Tactics For Cutting Costs
- Eliminate night scenes. Shooting at night requires powerful/expensive lighting and the payment of nighttime rates to the crew. Broken Arrow cut costs by millions of dollars by getting rid of the night scenes from the script. Many directors choose to use the 'day for night' technique.
- Avoid location filming in famous or commercial areas. Shooting a scene on, for example, the Golden Gate Bridge, requires stopping traffic with a resultant drop in revenue to the city of San Francisco. Filming such a scene for Interview with the Vampire cost Warner Bros. $500,000. Shifting the location to the San Francisco-Oakland Bay Bridge for close-ups could save hundreds of thousands of dollars in location fees. Some locations are more willing to allow filming than others - commercial enterprises such as hotels and nightclubs. Some producers of low-budget features avoid paying location fees and seek to capture shots by subterfuge.
- Film action scenes early on Sunday morning. Stopping traffic for a car chase scene is easier in the early hours of Sunday morning, when traffic is at its lightest.
- Use unknown cast members rather than stars.
- Ask above-the-line talent to defer their salaries.
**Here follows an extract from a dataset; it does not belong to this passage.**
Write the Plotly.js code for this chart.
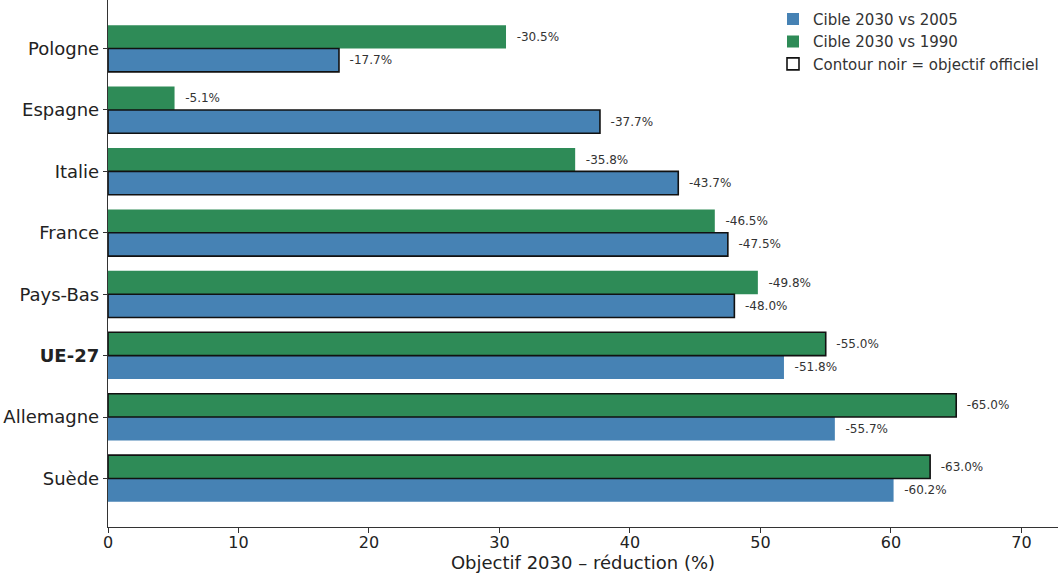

In exchange for dropping their large upfront salaries, actors, directors and producers can receive a large share of the film's gross profits. This has the disadvantage of cutting the financier's eventual takings. It has the further disadvantage of ambiguity. In the case of net profit participation instead of gross profit participation, disagreements due to Hollywood accounting methods can lead to audits and litigation, as happened between Peter Jackson and New Line Cinema, after New Line claimed that Lord of the Rings film trilogy, which grossed over 2 billion USD failed to make any profit and thus denied payments to actors, the Tolkien estate and Jackson.
- Use a non-union crew. Not an option for studios that have signed contracts with the unions—the Directors Guild of America (DGA), Writers Guild of America (WGA), and Screen Actors Guild (SAG). Directors Robert Rodriguez and Peter Jackson have been known to use the skills of experienced non-union crews for their films.
- Film in another region. For example, many Hollywood movies set in U.S. cities are shot in Canada to take advantage of lower labour costs, subject to fluctuating exchange rates. As well, they take advantage of federal and provincial subsidies designed to grow and sustain the film and television production industries in the area. Many U.S. states have responded with tax incentives of their own (Movie production incentives in the United States). The Czech Republic, Germany, Australia, and New Zealand are other countries in which Hollywood movies are often filmed.